Some of my favorite stories about the early-mid-80’s St Louis punk scene good old bad old days, just before I started going to shows, are about the gauntlet of angry locals that the punk rockers often had to face getting in & out of the Turner’s Hall shows on the near north side. Generations of inbred white families in this tiny enclave had refused white flight, not out of nobility or racial unity, but out of sheer spite & orneriness, & they weren’t about to let some goddamn punk rock pukes ruin their neighborhood either. Fights were rampant & apparently violent. Legends have it that the one band that could always just waltz through the crowd unmolested by either side was Whoppers Taste Good. Too punk to be metal, but too long haired & scuzzy to be punk, the Whoppers just were.

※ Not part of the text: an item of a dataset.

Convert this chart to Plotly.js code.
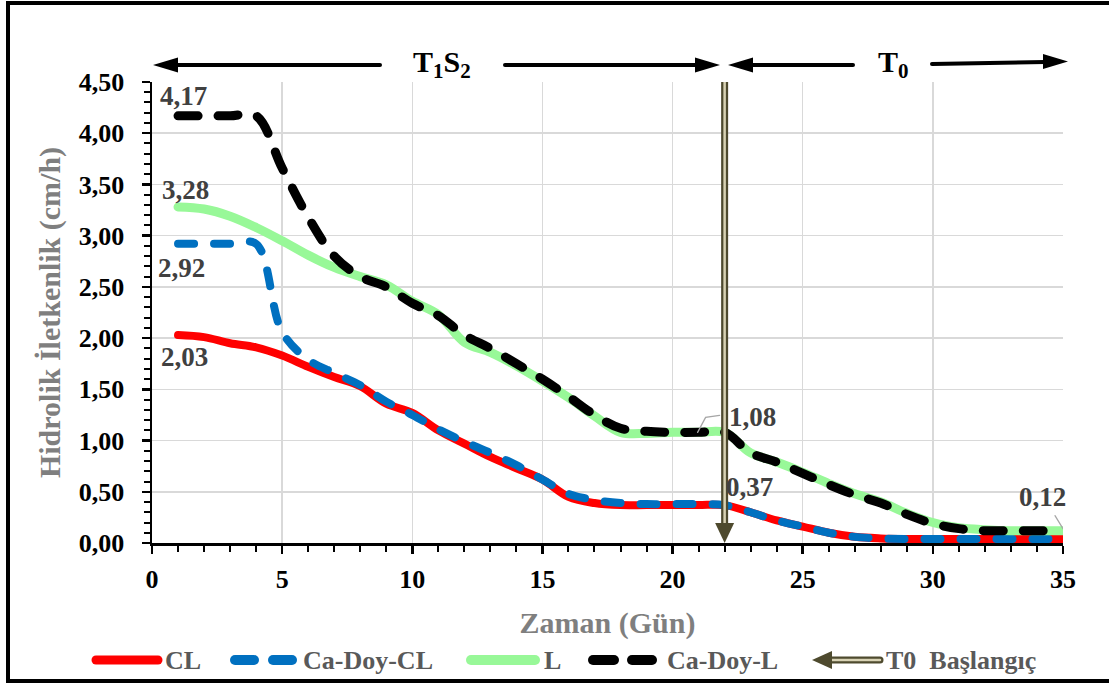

On their 1989 six song 45, Haunting White Castle, the Whoppers ride the line of what I guess people call “thrash” these days. The songs are short, the usually funny lyrics are shouted at breakneck speed, the guitars chug, & if there’s time, they throw in a solo. Most of the songs mention beer or partying, but that idea hadn’t quite been done to death in 1989, so it sounds genuine. The closest they come to a mission statement is on the song Prove A Point, which makes fun of metal guitar hero purists who look down on punk rock. The Whoppers were too busy getting drunk & making fun of everything around them to look down on anybody for anything, which is probably why they didn’t get beat up.
The lines between hardcore metal & hardcore punk are more blurred than ever in 2018, so it makes sense that punk band Sweat Shoppe & metal band Hell Night can put out a split 45 (on Encapsulated Records) & nobody bats an eye. Hell Night play that screaming, pummeling, yet not without groove style of metal that I always like live, but can’t super get into on record. It’s totally my problem, not theirs. The singer of Hell Night I guess used to be in some other nationally known metal band. Who knows? I don’t know anything, but he does sound like he knows his way around a howl. Sweat Shoppe feature Tim Jamison of Ultraman on vocals, along with a band of scene vets. Every band Tim sings for is going to sound a little like Ultraman, it just is, but their three songs are blisteringly angry blasts that rank up with the most aggressive things I’ve ever heard him do. No guitar solos on either side, though. Boo.